*** SUPPLIED MATERIAL

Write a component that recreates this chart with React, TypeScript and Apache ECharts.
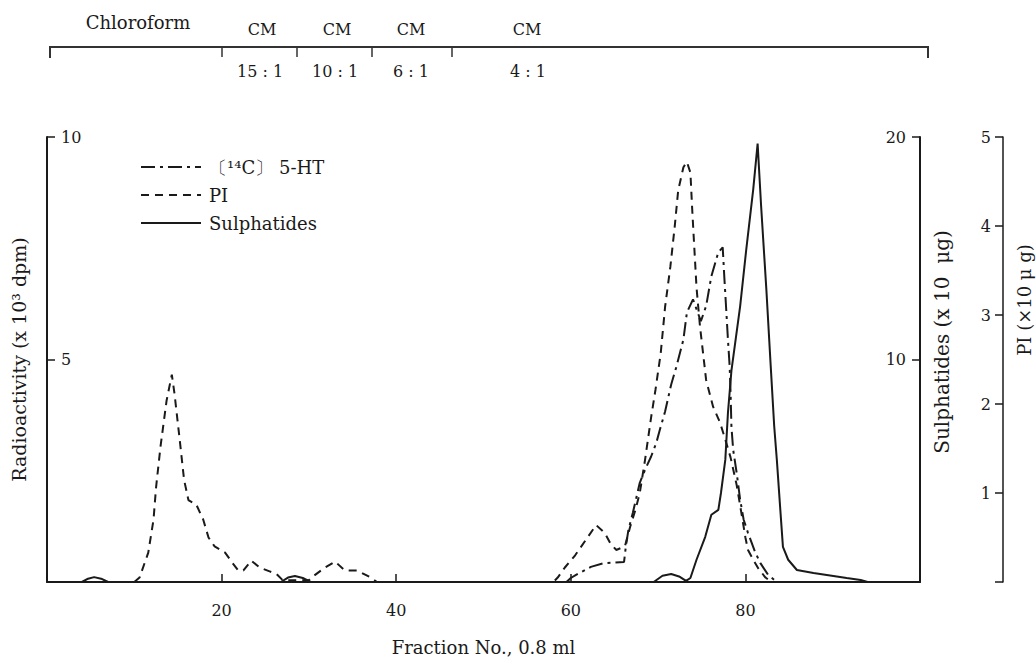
import React, { useEffect, useRef } from "react";
import * as echarts from "echarts";

// ---------- data (fraction number, value) ----------
const seriesNames = ["〔¹⁴C〕 5-HT", "PI", "Sulphatides"];

// [14C] 5-HT radioactivity (x 10^3 dpm)
const ht5: [number, number][] = [
  [59.5, 0], [60, 0.09], [60.6, 0.16], [62.3, 0.34], [63.7, 0.42], [66.1, 0.45],
  [66.3, 0.79], [66.6, 1.17], [67.1, 1.55], [67.5, 1.89], [67.9, 2.23], [68.5, 2.52],
  [69.2, 2.82], [69.8, 3.13], [70.2, 3.42], [70.8, 3.83], [71.5, 4.44], [72.1, 4.84],
  [72.9, 5.45], [73.3, 6.06], [74, 6.35], [74.9, 5.86], [75.5, 6.2], [76.1, 6.87],
  [76.9, 7.41], [77.4, 7.52], [77.6, 6.8], [77.8, 6.13], [78, 5.45], [78.2, 4.84],
  [78.3, 4.26], [78.4, 3.49], [78.6, 2.97], [79, 2.45], [79.4, 1.85], [79.8, 1.4],
  [80.3, 1.1], [81.1, 0.68], [81.7, 0.43], [82.6, 0.16], [83.6, 0],
];

// PI (x 10 ug)
const pi: [number, number][] = [
  [10, 0], [10.6, 0.05], [11.6, 0.33], [12.2, 0.7], [12.5, 1.07], [13, 1.52],
  [13.7, 2.04], [14.3, 2.33], [14.6, 2.12], [15.2, 1.6], [15.7, 1.15], [16.2, 0.92],
  [17.1, 0.87], [17.9, 0.7], [18.5, 0.5], [19.2, 0.4], [20.4, 0.33], [21.2, 0.22],
  [21.9, 0.13], [22.5, 0.13], [23.4, 0.24], [24.4, 0.16], [25.5, 0.12], [26.3, 0.09],
  [27, 0.02], [30, 0.02], [30.3, 0.05], [31.8, 0.16], [33, 0.23], [34.1, 0.13],
  [35.5, 0.13], [36.9, 0.06], [37.8, 0], [58, 0], [58.5, 0.05], [59.3, 0.16],
  [60.5, 0.3], [61.7, 0.47], [62.9, 0.64], [63.9, 0.55], [64.5, 0.44], [65.2, 0.36],
  [66.2, 0.4], [66.8, 0.62], [67.4, 0.81], [67.9, 1.0], [68.5, 1.37], [69.2, 1.85],
  [69.7, 2.16], [70.3, 2.57], [70.8, 3.09], [71.4, 3.54], [71.9, 3.99], [72.3, 4.4],
  [72.9, 4.66], [73.3, 4.72], [73.7, 4.6], [73.9, 4.2], [74.1, 3.84], [74.4, 3.31],
  [74.8, 2.87], [75.2, 2.53], [75.5, 2.27], [76.3, 1.97], [77.1, 1.79], [77.7, 1.6],
  [78.3, 1.4], [79, 1.09], [79.5, 0.8], [80, 0.5], [80.3, 0.36], [80.9, 0.25],
  [81.5, 0.15], [82.3, 0.05], [83, 0],
];

// Sulphatides (x 10 ug)
const sulph: [number, number][] = [
  [0.5, 0], [4, 0], [4.7, 0.15], [5.4, 0.22], [6.2, 0.15], [7, 0], [26.8, 0],
  [27.6, 0.2], [28.4, 0.27], [29.3, 0.18], [30.2, 0], [69.5, 0], [70.5, 0.28],
  [71.5, 0.36], [72.4, 0.25], [73.2, 0.05], [73.7, 0.18], [74.4, 1.0], [75.4, 2.03],
  [76.1, 3.02], [76.9, 3.24], [77.2, 4.0], [77.7, 5.5], [78, 7.6], [78.4, 9.5],
  [79.4, 12.4], [80.1, 14.95], [80.9, 17.66], [81.4, 19.7], [81.8, 16.9], [82.4, 13.15],
  [82.9, 9.7], [83.3, 7.0], [83.6, 5.5], [84, 3.24], [84.3, 1.58], [84.9, 1.0],
  [85.9, 0.54], [87.8, 0.4], [91.6, 0.18], [93.2, 0.09], [94, 0], [100, 0],
];

const xTicks = [20, 40, 60, 80];
const solventLabels = ["CM", "CM", "CM", "CM"];
const solventRatios = ["15 : 1", "10 : 1", "6 : 1", "4 : 1"];

const FONT = "DejaVu Serif";
const INK = "#1a1a1a";

export default function App() {
  const ref = useRef<HTMLDivElement>(null);
  useEffect(() => {
    if (!ref.current) return;
    const chart = echarts.init(ref.current, null, { renderer: "svg" });

    const labelX = [262, 337, 411, 527];
    const ratioX = [260, 335, 411, 528];
    const segTicks = [222, 297, 372, 452];

    const graphic: any[] = [
      {
        type: "polyline",
        shape: { points: [[50, 58], [50, 47], [928, 47], [928, 58]] },
        style: { stroke: "#333", lineWidth: 2, fill: null },
      },
      ...segTicks.map((x) => ({
        type: "line",
        shape: { x1: x, y1: 47, x2: x, y2: 57 },
        style: { stroke: "#333", lineWidth: 1.5 },
      })),
      {
        type: "text", x: 138, y: 22,
        style: { text: "Chloroform", font: `18px '${FONT}'`, fill: INK, textAlign: "center", textVerticalAlign: "middle" },
      },
      ...solventLabels.map((t, i) => ({
        type: "text", x: labelX[i], y: 29,
        style: { text: t, font: `16px '${FONT}'`, fill: INK, textAlign: "center", textVerticalAlign: "middle" },
      })),
      ...solventRatios.map((t, i) => ({
        type: "text", x: ratioX[i], y: 71,
        style: { text: t, font: `16px '${FONT}'`, fill: INK, textAlign: "center", textVerticalAlign: "middle" },
      })),
      {
        type: "text", x: 942, y: 342, rotation: Math.PI / 2,
        style: { text: "Sulphatides (x 10  μg)", font: `20px '${FONT}'`, fill: INK, textAlign: "center", textVerticalAlign: "middle" },
      },
      {
        type: "text", x: 1024, y: 300, rotation: Math.PI / 2,
        style: { text: "PI (×10 μ g)", font: `18px '${FONT}'`, fill: INK, textAlign: "center", textVerticalAlign: "middle" },
      },
    ];

    const axisLine = { show: true, lineStyle: { color: INK, width: 2 } };
    const axisTick = { show: true, inside: true, length: 8, lineStyle: { color: INK, width: 1.5 } };

    chart.setOption({
      animation: false,
      backgroundColor: "#fff",
      textStyle: { fontFamily: FONT },
      grid: { left: 47, right: 116, top: 137, bottom: 75, containLabel: false, outerBoundsMode: "none" },
      legend: {
        data: seriesNames,
        orient: "vertical",
        left: 135,
        top: 153,
        itemWidth: 60,
        itemHeight: 12,
        itemGap: 10,
        itemStyle: { color: "rgba(0,0,0,0)", borderColor: "rgba(0,0,0,0)", borderWidth: 0, opacity: 0 },
        textStyle: { fontFamily: FONT, fontSize: 18, color: INK, padding: [0, 0, 0, 3] },
      },
      xAxis: {
        type: "value",
        min: 0,
        max: 100,
        interval: 20,
        name: "Fraction No., 0.8 ml",
        nameLocation: "middle",
        nameGap: 56,
        nameTextStyle: { fontFamily: FONT, fontSize: 18, color: INK },
        axisLine,
        axisTick,
        splitLine: { show: false },
        axisLabel: {
          margin: 20,
          fontFamily: FONT,
          fontSize: 16,
          color: INK,
          formatter: (v: number) => (xTicks.includes(v) ? String(v) : ""),
        },
      },
      yAxis: [
        {
          type: "value",
          position: "left",
          min: 0,
          max: 10,
          interval: 5,
          name: "Radioactivity (x 10³ dpm)",
          nameLocation: "middle",
          nameGap: 19,
          nameRotate: 90,
          nameTextStyle: { fontFamily: FONT, fontSize: 19, color: INK },
          axisLine,
          axisTick,
          splitLine: { show: false },
          axisLabel: {
            inside: true, margin: 14, fontFamily: FONT, fontSize: 16, color: INK,
            formatter: (v: number) => (v === 0 ? "" : String(v)),
          },
        },
        {
          type: "value",
          position: "right",
          min: 0,
          max: 20,
          interval: 10,
          axisLine,
          axisTick,
          splitLine: { show: false },
          axisLabel: {
            inside: true, margin: 14, fontFamily: FONT, fontSize: 16, color: INK,
            formatter: (v: number) => (v === 0 ? "" : String(v)),
          },
        },
        {
          type: "value",
          position: "right",
          offset: 83,
          min: 0,
          max: 5,
          interval: 1,
          axisLine: { show: true, lineStyle: { color: INK, width: 1.5 } },
          axisTick,
          splitLine: { show: false },
          axisLabel: {
            inside: true, margin: 12, fontFamily: FONT, fontSize: 16, color: INK,
            formatter: (v: number) => (v === 0 ? "" : String(v)),
          },
        },
      ],
      series: [
        {
          name: seriesNames[0],
          type: "line",
          yAxisIndex: 0,
          data: ht5,
          symbol: "none",
          lineStyle: { color: INK, width: 2, type: [14, 5, 3, 5] },
          itemStyle: { color: INK },
        },
        {
          name: seriesNames[1],
          type: "line",
          yAxisIndex: 2,
          data: pi,
          symbol: "none",
          lineStyle: { color: INK, width: 2, type: [8, 6] },
          itemStyle: { color: INK },
        },
        {
          name: seriesNames[2],
          type: "line",
          yAxisIndex: 1,
          data: sulph,
          symbol: "none",
          lineStyle: { color: INK, width: 2, type: "solid" },
          itemStyle: { color: INK },
        },
      ],
      graphic,
    });

    return () => chart.dispose();
  }, []);

  return (
    <div
      ref={ref}
      style={{ position: "fixed", left: 0, top: 0, width: 1036, height: 657, background: "#fff" }}
    />
  );
}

******

▶ TASK
Pull out each line of the listing that holds the string "React".

▶ EXERCISE RESULT
Write a component that recreates this chart with React, TypeScript and Apache ECharts.
import React, { useEffect, useRef } from "react";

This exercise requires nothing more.